LE ROYAUME DES ÉTOILES
Indigeste
Après que leur père astronaute soit décédé dans une explosion, le petit Peter et sa sœur Anne s’installent dans leur nouvelle maison. Alors que Peter est harcelé par une bande de gamins, Anne, elle, fait la connaissance de Mister Zouzoumba, un scarabée du champ voisin, persuadé qu’ils sont les deux enfants élus qui lui permettront de se rendre enfin sur la lune. Un voyage qui lui permettrait, selon la prophétie de la Fée de la nuit, de récupérer son bras autrefois perdu, mais aussi l’arbre (un boulot) dans lequel il vivait, et même peut-être, sa compagne disparue à l’époque…
Avec "Le Royaume des étoiles", Ali Samadi Ahadi signe un nouveau film d’animation, cette fois largement distribué, après "Le Printemps de Téhéran" en 2010, documentaire disposant déjà de séquences animées, et des longs métrages d'animation à part entière tels "Pettson and Findus" en 2014 (visible sur Prime Video) puis "Le Noël de Pettson et Picpus" en 2015 (visible sur Netflix). Si les images de synthèses sont plutôt techniquement maîtrisées, il n’en va malheureusement pas de même d’une histoire alambiquée, qui part dans tous les sens, mélangeant les choux et les carottes, sous prétexte qu’on est là quelque part entre réalité et rêve. Il faudrait pour accepter cela déjà savoir qu’il s'agit là de l'adaptation du conte "Peterchens Mondfahrt" ("Petit Pierre au pays des rêves" en français), de l'allemand Gerdt von Bassewit.

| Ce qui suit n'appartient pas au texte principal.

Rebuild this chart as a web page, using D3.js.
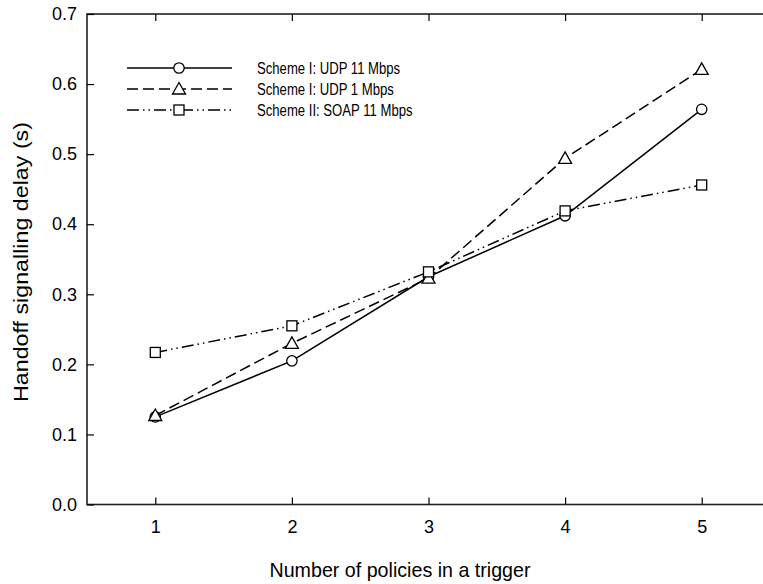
<!DOCTYPE html>
<html>
<head>
<meta charset="utf-8">
<script src="https://cdn.jsdelivr.net/npm/d3@7"></script>
<style>
body { margin: 0; background: #fff; }
text { font-family: "Liberation Sans", Arial, sans-serif; fill: #000; }
</style>
</head>
<body>
<div id="chart"></div>
<script>
const width = 763;
const height = 584;
const marginTop = 14;
const marginLeft = 87;
const plotRight = 770;
const plotBottom = 504.5;

const policies = [1, 2, 3, 4, 5];
const udp11 = [0.125, 0.205, 0.325, 0.412, 0.564];
const udp1 = [0.127, 0.230, 0.323, 0.494, 0.621];
const soap11 = [0.217, 0.255, 0.332, 0.419, 0.456];
const seriesNames = ["Scheme I: UDP 11 Mbps", "Scheme I: UDP 1 Mbps", "Scheme II: SOAP 11 Mbps"];
const yTicks = [0, 0.1, 0.2, 0.3, 0.4, 0.5, 0.6, 0.7];

const dashes = [null, "11,5", "12,4,1.5,4,1.5,4"];
const markers = ["circle", "triangle", "square"];

const svg = d3.select("#chart").append("svg")
    .attr("width", width)
    .attr("height", height);

const x = d3.scaleLinear().domain([0.5, 5.5]).range([marginLeft, plotRight]);
const y = d3.scaleLinear().domain([0, 0.7]).range([plotBottom, marginTop]);

// frame
svg.append("rect")
    .attr("x", marginLeft).attr("y", marginTop)
    .attr("width", plotRight - marginLeft).attr("height", plotBottom - marginTop)
    .attr("fill", "none").attr("stroke", "#222").attr("stroke-width", 1.6);

function styleAxis(g) {
    g.select(".domain").remove();
    g.selectAll(".tick line").attr("stroke", "#000").attr("stroke-width", 1.2);
    g.selectAll(".tick text").style("font-size", "18px").attr("fill", "#000");
}

svg.append("g")
    .attr("transform", `translate(0,${plotBottom})`)
    .call(d3.axisBottom(x).tickValues(policies).tickFormat(d3.format("d")).tickSizeInner(-7).tickPadding(16))
    .call(styleAxis);

svg.append("g")
    .attr("transform", `translate(0,${marginTop})`)
    .call(d3.axisTop(x).tickValues(policies).tickFormat("").tickSizeInner(-7))
    .call(styleAxis);

svg.append("g")
    .attr("transform", `translate(${marginLeft},0)`)
    .call(d3.axisLeft(y).tickValues(yTicks).tickFormat(d3.format(".1f")).tickSizeInner(-7).tickPadding(10))
    .call(styleAxis);

svg.append("g")
    .attr("transform", `translate(${plotRight},0)`)
    .call(d3.axisRight(y).tickValues(yTicks).tickFormat("").tickSizeInner(-7))
    .call(styleAxis);

// axis titles
svg.append("text")
    .attr("x", 400)
    .attr("y", 577)
    .attr("text-anchor", "middle")
    .attr("textLength", 261)
    .attr("lengthAdjust", "spacingAndGlyphs")
    .style("font-size", "21px")
    .text("Number of policies in a trigger");

svg.append("text")
    .attr("transform", `translate(28,262) rotate(-90)`)
    .attr("text-anchor", "middle")
    .attr("textLength", 280)
    .attr("lengthAdjust", "spacingAndGlyphs")
    .style("font-size", "21px")
    .text("Handoff signalling delay (s)");

function drawMarker(g, type, cx, cy) {
    if (type === "circle") {
        g.append("circle").attr("cx", cx).attr("cy", cy).attr("r", 5.2)
            .attr("fill", "#fff").attr("stroke", "#000").attr("stroke-width", 1.3);
    } else if (type === "triangle") {
        g.append("path")
            .attr("d", `M${cx},${cy - 6.5}L${cx + 6.5},${cy + 5}L${cx - 6.5},${cy + 5}Z`)
            .attr("fill", "#fff").attr("stroke", "#000").attr("stroke-width", 1.3);
    } else {
        g.append("rect").attr("x", cx - 5).attr("y", cy - 5).attr("width", 10).attr("height", 10)
            .attr("fill", "#fff").attr("stroke", "#000").attr("stroke-width", 1.3);
    }
}

const allSeries = [udp11, udp1, soap11];
const line = d3.line()
    .x((d, i) => x(policies[i]))
    .y(d => y(d));

allSeries.forEach((vals, k) => {
    svg.append("path")
        .datum(vals)
        .attr("fill", "none")
        .attr("stroke", "#000")
        .attr("stroke-width", 1.5)
        .attr("stroke-dasharray", dashes[k])
        .attr("d", line);
});

allSeries.forEach((vals, k) => {
    const g = svg.append("g");
    vals.forEach((v, i) => drawMarker(g, markers[k], x(policies[i]), y(v)));
});

// legend
const legend = svg.append("g");
seriesNames.forEach((name, k) => {
    const ly = 68 + k * 21;
    legend.append("line")
        .attr("x1", 127).attr("x2", 232).attr("y1", ly).attr("y2", ly)
        .attr("stroke", "#000").attr("stroke-width", 1.5)
        .attr("stroke-dasharray", dashes[k]);
    drawMarker(legend, markers[k], 179, ly);
    const t = legend.append("text")
        .attr("x", 257).attr("y", ly + 6)
        .style("font-size", "16px")
        .text(name);
    const w = t.node().getComputedTextLength();
    t.attr("textLength", w * 0.82).attr("lengthAdjust", "spacingAndGlyphs");
});
</script>
</body>
</html>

[Attention Spoilers] Si les adultes ne cesseront de se poser des questions de logique minimale (le décollage soudain dans l’espace, où les gamins et autres personnages respirent sans équipements et sans problème, la composition saugrenue des fameux « esprits de la nature »...), les plus petits risquent eux aussi de n’y rien comprendre, perdus face à la multitude de personnages. Quel est donc le rapport entre la « nature » et le groupe composé du Marchand de sable, la Sorcière des éclairs, le Djinn de la pluie, le Dieu du tonnerre, et j'en passe... ??? Au fil du film, on finit par se dire que les auteurs semblent s'être eux-mêmes perdus dans les références (Jiminy Criquet pour le fameux scarabée au bras en moins, les lutins du Père Noël remplacés ici par les petites filles étoiles filantes travaillant à la chaîne pour l'Homme de la lune, le visage en croissant de ce dernier, les gardes métalliques du palais de la fée, très Miyazaki...), des private jokes (la narcolepsie du Marchand de sable, la petite et la grande « ours » au propre comme au figuré...), les jeux de mots basiques qui échapperont forcément aux petits (la voie « lactée » et les décors de la course qui s'y déroule : du lait, du gruyère, de la fondue...), et des effets modes (l'aspect montagnes russes de cette course, les paillettes dans les cheveux des fillettes étoiles filantes, leur caractère « chantant »...).
L'indigestion arrive donc très vite, malgré quelques bonnes idées, comme les adjectifs utilisés par la petite sœur pour décrire aux autres le concept de « grand frère ». Les hasards trop faciles (le violon trouvé dans une ancienne station lunaire, le sac à dos de la sœur qui comprend plein d’objets forts utiles toujours au bon moment…), les personnages inutiles (le commentateur de la course, sorte de bébé en costume et à moustache ridicule…), finissent par avoir raison du peu d’humour de l’ensemble, même orienté enfant, comme l’aspect taciturne et bêta de la Fée de la nuit, ou le comique de répétition lorsque le scarabée tombe, écœuré… dans du lait, de la soupe ou de la salive. La magie s’éteint donc progressivement au milieu de ce capharnaüm qui stimulera cependant peut-être l’imagination des quelques-uns qui s’accrocheront à cette histoire grotesque.